• [What is required]:
Output every line below without omitting or altering anything.

»»

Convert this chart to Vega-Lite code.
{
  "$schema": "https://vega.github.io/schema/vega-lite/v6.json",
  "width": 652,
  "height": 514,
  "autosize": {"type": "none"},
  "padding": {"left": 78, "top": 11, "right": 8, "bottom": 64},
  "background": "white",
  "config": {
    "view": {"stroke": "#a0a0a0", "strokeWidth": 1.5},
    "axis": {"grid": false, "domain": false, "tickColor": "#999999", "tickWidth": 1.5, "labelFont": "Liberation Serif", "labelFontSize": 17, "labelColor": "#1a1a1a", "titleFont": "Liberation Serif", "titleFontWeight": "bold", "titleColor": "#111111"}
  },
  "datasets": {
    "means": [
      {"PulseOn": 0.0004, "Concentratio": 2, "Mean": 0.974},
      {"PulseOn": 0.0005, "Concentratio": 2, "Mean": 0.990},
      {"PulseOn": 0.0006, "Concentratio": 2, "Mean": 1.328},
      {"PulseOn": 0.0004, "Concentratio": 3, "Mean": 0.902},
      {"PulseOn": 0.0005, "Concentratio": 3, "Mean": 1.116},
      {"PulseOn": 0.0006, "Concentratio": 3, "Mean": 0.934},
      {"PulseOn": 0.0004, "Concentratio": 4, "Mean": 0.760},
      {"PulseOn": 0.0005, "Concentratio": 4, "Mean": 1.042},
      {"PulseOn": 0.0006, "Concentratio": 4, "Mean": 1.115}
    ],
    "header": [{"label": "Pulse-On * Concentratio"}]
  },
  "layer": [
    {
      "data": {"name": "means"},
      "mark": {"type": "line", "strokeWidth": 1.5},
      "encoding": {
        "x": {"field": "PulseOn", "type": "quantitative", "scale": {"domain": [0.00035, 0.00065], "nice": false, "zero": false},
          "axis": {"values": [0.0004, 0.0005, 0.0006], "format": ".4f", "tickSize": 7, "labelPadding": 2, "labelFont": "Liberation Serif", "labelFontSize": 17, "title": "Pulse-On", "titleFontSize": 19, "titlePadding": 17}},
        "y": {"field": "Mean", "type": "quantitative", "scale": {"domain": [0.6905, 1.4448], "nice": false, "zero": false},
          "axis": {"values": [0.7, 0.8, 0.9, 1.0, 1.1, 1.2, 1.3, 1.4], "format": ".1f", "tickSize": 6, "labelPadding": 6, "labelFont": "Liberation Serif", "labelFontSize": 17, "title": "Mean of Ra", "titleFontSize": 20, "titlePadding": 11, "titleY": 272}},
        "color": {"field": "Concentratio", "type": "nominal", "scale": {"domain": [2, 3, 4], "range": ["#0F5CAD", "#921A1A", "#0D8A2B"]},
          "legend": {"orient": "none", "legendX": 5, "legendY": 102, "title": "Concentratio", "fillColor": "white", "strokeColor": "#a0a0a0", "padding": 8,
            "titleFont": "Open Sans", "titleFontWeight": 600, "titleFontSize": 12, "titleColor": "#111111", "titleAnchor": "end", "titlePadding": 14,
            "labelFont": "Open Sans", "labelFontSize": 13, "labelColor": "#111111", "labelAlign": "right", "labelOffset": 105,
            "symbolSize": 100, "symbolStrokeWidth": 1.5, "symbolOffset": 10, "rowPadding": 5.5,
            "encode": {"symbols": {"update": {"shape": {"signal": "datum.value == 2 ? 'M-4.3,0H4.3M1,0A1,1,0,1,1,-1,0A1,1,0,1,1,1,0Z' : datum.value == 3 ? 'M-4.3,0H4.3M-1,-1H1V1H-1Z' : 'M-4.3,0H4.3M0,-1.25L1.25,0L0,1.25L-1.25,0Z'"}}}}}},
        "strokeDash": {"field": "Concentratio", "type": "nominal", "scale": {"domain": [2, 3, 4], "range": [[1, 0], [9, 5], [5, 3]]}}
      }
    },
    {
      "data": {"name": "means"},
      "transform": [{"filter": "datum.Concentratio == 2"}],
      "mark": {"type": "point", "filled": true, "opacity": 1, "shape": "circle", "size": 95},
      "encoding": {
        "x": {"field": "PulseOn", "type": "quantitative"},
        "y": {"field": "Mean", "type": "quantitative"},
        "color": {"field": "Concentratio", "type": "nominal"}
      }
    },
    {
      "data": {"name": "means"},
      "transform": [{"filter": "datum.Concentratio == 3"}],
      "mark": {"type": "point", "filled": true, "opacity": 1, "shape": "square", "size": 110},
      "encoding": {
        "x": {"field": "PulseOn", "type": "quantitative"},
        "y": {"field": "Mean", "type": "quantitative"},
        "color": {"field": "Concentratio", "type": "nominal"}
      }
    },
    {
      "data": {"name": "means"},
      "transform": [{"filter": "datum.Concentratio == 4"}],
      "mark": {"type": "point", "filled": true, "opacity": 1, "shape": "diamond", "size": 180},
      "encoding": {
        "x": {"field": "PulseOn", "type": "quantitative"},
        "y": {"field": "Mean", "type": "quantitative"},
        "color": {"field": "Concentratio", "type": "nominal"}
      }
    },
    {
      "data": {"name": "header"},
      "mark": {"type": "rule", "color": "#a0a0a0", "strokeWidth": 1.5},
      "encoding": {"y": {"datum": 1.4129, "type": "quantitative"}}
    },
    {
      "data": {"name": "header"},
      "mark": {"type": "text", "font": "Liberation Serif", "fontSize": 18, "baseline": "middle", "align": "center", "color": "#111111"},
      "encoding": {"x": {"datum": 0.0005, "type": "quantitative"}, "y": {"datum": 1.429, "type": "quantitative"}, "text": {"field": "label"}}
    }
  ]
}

««

• [Response to this task]:
Convert this chart to Vega-Lite code.
{
  "$schema": "https://vega.github.io/schema/vega-lite/v6.json",
  "width": 652,
  "height": 514,
  "autosize": {"type": "none"},
  "padding": {"left": 78, "top": 11, "right": 8, "bottom": 64},
  "background": "white",
  "config": {
    "view": {"stroke": "#a0a0a0", "strokeWidth": 1.5},
    "axis": {"grid": false, "domain": false, "tickColor": "#999999", "tickWidth": 1.5, "labelFont": "Liberation Serif", "labelFontSize": 17, "labelColor": "#1a1a1a", "titleFont": "Liberation Serif", "titleFontWeight": "bold", "titleColor": "#111111"}
  },
  "datasets": {
    "means": [
      {"PulseOn": 0.0004, "Concentratio": 2, "Mean": 0.974},
      {"PulseOn": 0.0005, "Concentratio": 2, "Mean": 0.990},
      {"PulseOn": 0.0006, "Concentratio": 2, "Mean": 1.328},
      {"PulseOn": 0.0004, "Concentratio": 3, "Mean": 0.902},
      {"PulseOn": 0.0005, "Concentratio": 3, "Mean": 1.116},
      {"PulseOn": 0.0006, "Concentratio": 3, "Mean": 0.934},
      {"PulseOn": 0.0004, "Concentratio": 4, "Mean": 0.760},
      {"PulseOn": 0.0005, "Concentratio": 4, "Mean": 1.042},
      {"PulseOn": 0.0006, "Concentratio": 4, "Mean": 1.115}
    ],
    "header": [{"label": "Pulse-On * Concentratio"}]
  },
  "layer": [
    {
      "data": {"name": "means"},
      "mark": {"type": "line", "strokeWidth": 1.5},
      "encoding": {
        "x": {"field": "PulseOn", "type": "quantitative", "scale": {"domain": [0.00035, 0.00065], "nice": false, "zero": false},
          "axis": {"values": [0.0004, 0.0005, 0.0006], "format": ".4f", "tickSize": 7, "labelPadding": 2, "labelFont": "Liberation Serif", "labelFontSize": 17, "title": "Pulse-On", "titleFontSize": 19, "titlePadding": 17}},
        "y": {"field": "Mean", "type": "quantitative", "scale": {"domain": [0.6905, 1.4448], "nice": false, "zero": false},
          "axis": {"values": [0.7, 0.8, 0.9, 1.0, 1.1, 1.2, 1.3, 1.4], "format": ".1f", "tickSize": 6, "labelPadding": 6, "labelFont": "Liberation Serif", "labelFontSize": 17, "title": "Mean of Ra", "titleFontSize": 20, "titlePadding": 11, "titleY": 272}},
        "color": {"field": "Concentratio", "type": "nominal", "scale": {"domain": [2, 3, 4], "range": ["#0F5CAD", "#921A1A", "#0D8A2B"]},
          "legend": {"orient": "none", "legendX": 5, "legendY": 102, "title": "Concentratio", "fillColor": "white", "strokeColor": "#a0a0a0", "padding": 8,
            "titleFont": "Open Sans", "titleFontWeight": 600, "titleFontSize": 12, "titleColor": "#111111", "titleAnchor": "end", "titlePadding": 14,
            "labelFont": "Open Sans", "labelFontSize": 13, "labelColor": "#111111", "labelAlign": "right", "labelOffset": 105,
            "symbolSize": 100, "symbolStrokeWidth": 1.5, "symbolOffset": 10, "rowPadding": 5.5,
            "encode": {"symbols": {"update": {"shape": {"signal": "datum.value == 2 ? 'M-4.3,0H4.3M1,0A1,1,0,1,1,-1,0A1,1,0,1,1,1,0Z' : datum.value == 3 ? 'M-4.3,0H4.3M-1,-1H1V1H-1Z' : 'M-4.3,0H4.3M0,-1.25L1.25,0L0,1.25L-1.25,0Z'"}}}}}},
        "strokeDash": {"field": "Concentratio", "type": "nominal", "scale": {"domain": [2, 3, 4], "range": [[1, 0], [9, 5], [5, 3]]}}
      }
    },
    {
      "data": {"name": "means"},
      "transform": [{"filter": "datum.Concentratio == 2"}],
      "mark": {"type": "point", "filled": true, "opacity": 1, "shape": "circle", "size": 95},
      "encoding": {
        "x": {"field": "PulseOn", "type": "quantitative"},
        "y": {"field": "Mean", "type": "quantitative"},
        "color": {"field": "Concentratio", "type": "nominal"}
      }
    },
    {
      "data": {"name": "means"},
      "transform": [{"filter": "datum.Concentratio == 3"}],
      "mark": {"type": "point", "filled": true, "opacity": 1, "shape": "square", "size": 110},
      "encoding": {
        "x": {"field": "PulseOn", "type": "quantitative"},
        "y": {"field": "Mean", "type": "quantitative"},
        "color": {"field": "Concentratio", "type": "nominal"}
      }
    },
    {
      "data": {"name": "means"},
      "transform": [{"filter": "datum.Concentratio == 4"}],
      "mark": {"type": "point", "filled": true, "opacity": 1, "shape": "diamond", "size": 180},
      "encoding": {
        "x": {"field": "PulseOn", "type": "quantitative"},
        "y": {"field": "Mean", "type": "quantitative"},
        "color": {"field": "Concentratio", "type": "nominal"}
      }
    },
    {
      "data": {"name": "header"},
      "mark": {"type": "rule", "color": "#a0a0a0", "strokeWidth": 1.5},
      "encoding": {"y": {"datum": 1.4129, "type": "quantitative"}}
    },
    {
      "data": {"name": "header"},
      "mark": {"type": "text", "font": "Liberation Serif", "fontSize": 18, "baseline": "middle", "align": "center", "color": "#111111"},
      "encoding": {"x": {"datum": 0.0005, "type": "quantitative"}, "y": {"datum": 1.429, "type": "quantitative"}, "text": {"field": "label"}}
    }
  ]
}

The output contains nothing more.